Sanders lasted considerably longer in the race than Dean did — though he succumbed to a problem Dean would have had, too, if he hadn’t flamed out so early: he never reached large numbers of voters of color. Whatever attempts were made by the Democratic National Committee and others in the party establishment in this year’s contest to rig it for Clinton, the decisive factor that made Hillary Clinton and not Bernie Sanders the Democratic nominee was the fierce loyalty shown her by the communities of color, especially older people of color — African-Americans in particular had deserted Hillary in 2008 when her principal opponent was one of their own, but they came back this year, and it was Sanders’ inability to find a way to reach beyond the overwhelmingly white hue of his support base that, more than any other single factor, doomed his candidacy.
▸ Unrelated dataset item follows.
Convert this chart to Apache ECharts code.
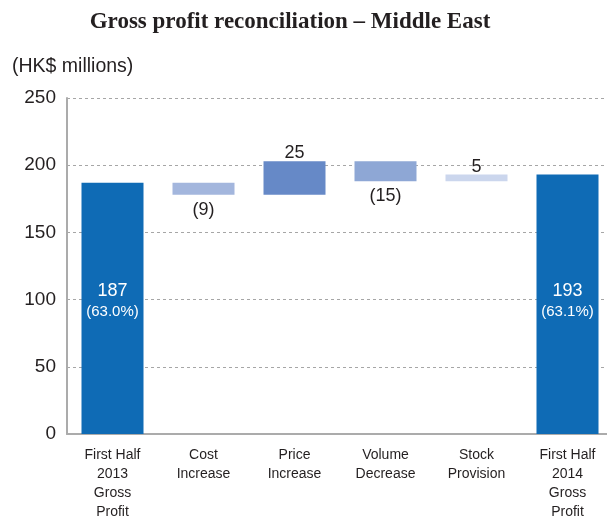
<!DOCTYPE html>
<html>
<head>
<meta charset="utf-8">
<script src="https://cdn.jsdelivr.net/npm/echarts@6/dist/echarts.min.js"></script>
<style>
  html, body { margin: 0; padding: 0; background: #fff; }
  #chart { width: 607px; height: 517px; }
</style>
</head>
<body>
<div id="chart"></div>
<script>
// Waterfall: opening gross profit, movements, closing gross profit (HK$ millions)
const categories = [
  'First Half\n2013\nGross\nProfit',
  'Cost\nIncrease',
  'Price\nIncrease',
  'Volume\nDecrease',
  'Stock\nProvision',
  'First Half\n2014\nGross\nProfit'
];
const changes = [187, -9, 25, -15, 5, 193];
const isTotal = [true, false, false, false, false, true];
const margins = ['63.0%', null, null, null, null, '63.1%'];
const yTicks = [0, 50, 100, 150, 200, 250];

const barColors = ['#0f6bb5', '#a3b6dd', '#6689c7', '#8ea7d5', '#cbd6ed', '#0f6bb5'];
const sans = '"Liberation Sans", Arial, sans-serif';

// Work out the invisible base and visible height of each bar
const base = [];
const height = [];
let running = 0;
changes.forEach((v, i) => {
  if (isTotal[i]) {
    base.push(0);
    height.push(v);
    running = v;
  } else {
    const next = running + v;
    base.push(Math.min(running, next));
    height.push(Math.abs(v));
    running = next;
  }
});

function deltaText(v) {
  return v < 0 ? '(' + Math.abs(v) + ')' : String(v);
}

const chart = echarts.init(document.getElementById('chart'), null, { renderer: 'canvas' });

chart.setOption({
  animation: false,
  title: {
    text: 'Gross profit reconciliation \u2013 Middle East',
    left: 285,
    textAlign: 'center',
    top: 6,
    textStyle: {
      fontFamily: '"Liberation Serif", "Times New Roman", serif',
      fontWeight: 'bold',
      fontSize: 23,
      color: '#231f20'
    }
  },
  graphic: [{
    type: 'text',
    left: 12,
    top: 57,
    style: {
      text: '(HK$ millions)',
      font: '19.5px ' + sans,
      fill: '#231f20'
    }
  }],
  grid: { left: 67, top: 98, width: 546, height: 336, outerBoundsMode: 'none', containLabel: false },
  xAxis: {
    type: 'category',
    data: categories,
    axisLine: { lineStyle: { color: '#ababab', width: 2 } },
    axisTick: { show: false },
    axisLabel: {
      interval: 0,
      margin: 12,
      color: '#231f20',
      fontSize: 14,
      lineHeight: 19,
      fontFamily: sans
    }
  },
  yAxis: {
    type: 'value',
    min: yTicks[0],
    max: yTicks[yTicks.length - 1],
    interval: 50,
    axisLine: { show: true, lineStyle: { color: '#ababab', width: 2 } },
    axisTick: { show: false },
    axisLabel: {
      margin: 11,
      color: '#231f20',
      fontSize: 19,
      fontFamily: sans
    },
    splitLine: {
      lineStyle: { color: '#a6a6a6', type: [3, 3], width: 1 }
    }
  },
  series: [
    {
      type: 'bar',
      stack: 'wf',
      data: base,
      barWidth: 62,
      itemStyle: { color: 'transparent' },
      silent: true
    },
    {
      type: 'bar',
      stack: 'wf',
      barWidth: 62,
      data: height.map((h, i) => {
        const item = { value: h, itemStyle: { color: barColors[i] } };
        if (isTotal[i]) {
          item.label = {
            show: true,
            position: 'insideBottom',
            distance: 112,
            color: '#ffffff',
            fontFamily: sans,
            formatter: () => '{v|' + changes[i] + '}\n{p|(' + margins[i] + ')}',
            rich: {
              v: { fontSize: 18, color: '#fff', lineHeight: 22, fontFamily: sans },
              p: { fontSize: 15, color: '#fff', lineHeight: 20, fontFamily: sans }
            }
          };
        } else {
          item.label = {
            show: true,
            position: changes[i] < 0 ? 'bottom' : 'top',
            distance: changes[i] < 0 ? 6 : -1,
            color: '#231f20',
            fontSize: 18,
            fontFamily: sans,
            formatter: () => deltaText(changes[i])
          };
        }
        return item;
      })
    }
  ]
});
</script>
</body>
</html>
Frankly, the Buchanan segment was a lot more interesting than the Dean segment, because right now Donald Trump is taking over the momentum in this year’s general election and seems all but certain to win — he’s dead-even in the current polls (which I suspect understate his support because I think he’s got a reverse version of the “Bradley factor” working for him — about five percent of the electorate is racist enough to vote for him but too embarrassed about it to admit it to a pollster) and he’s definitely gaining, to the point where the Democrats have stopped talking about a popular-vote victory and their last-ditch hope is that Clinton will be able to eke out enough statewide wins to get an Electoral College majority even as she loses the popular vote. The politics of the Electoral College kept Al Gore from becoming President in 2000 (though as I’ve argued in these pages what really kept Gore from becoming President is the National Rifle Association, whose “independent” campaigns for George W. Bush in Tennessee and West Virginia swung those states to Bush — in an otherwise razor-close race Gore became the first major-party nominee since George McGovern to lose his home state, and that mattered because if Gore had won Tennessee he would have been President and Florida wouldn’t have mattered) and Democrats kvetched about it for years — and now the Democrats’ final hope of denying Trump the Presidency is to do him out of a win in the Electoral College even as he carries the popular vote.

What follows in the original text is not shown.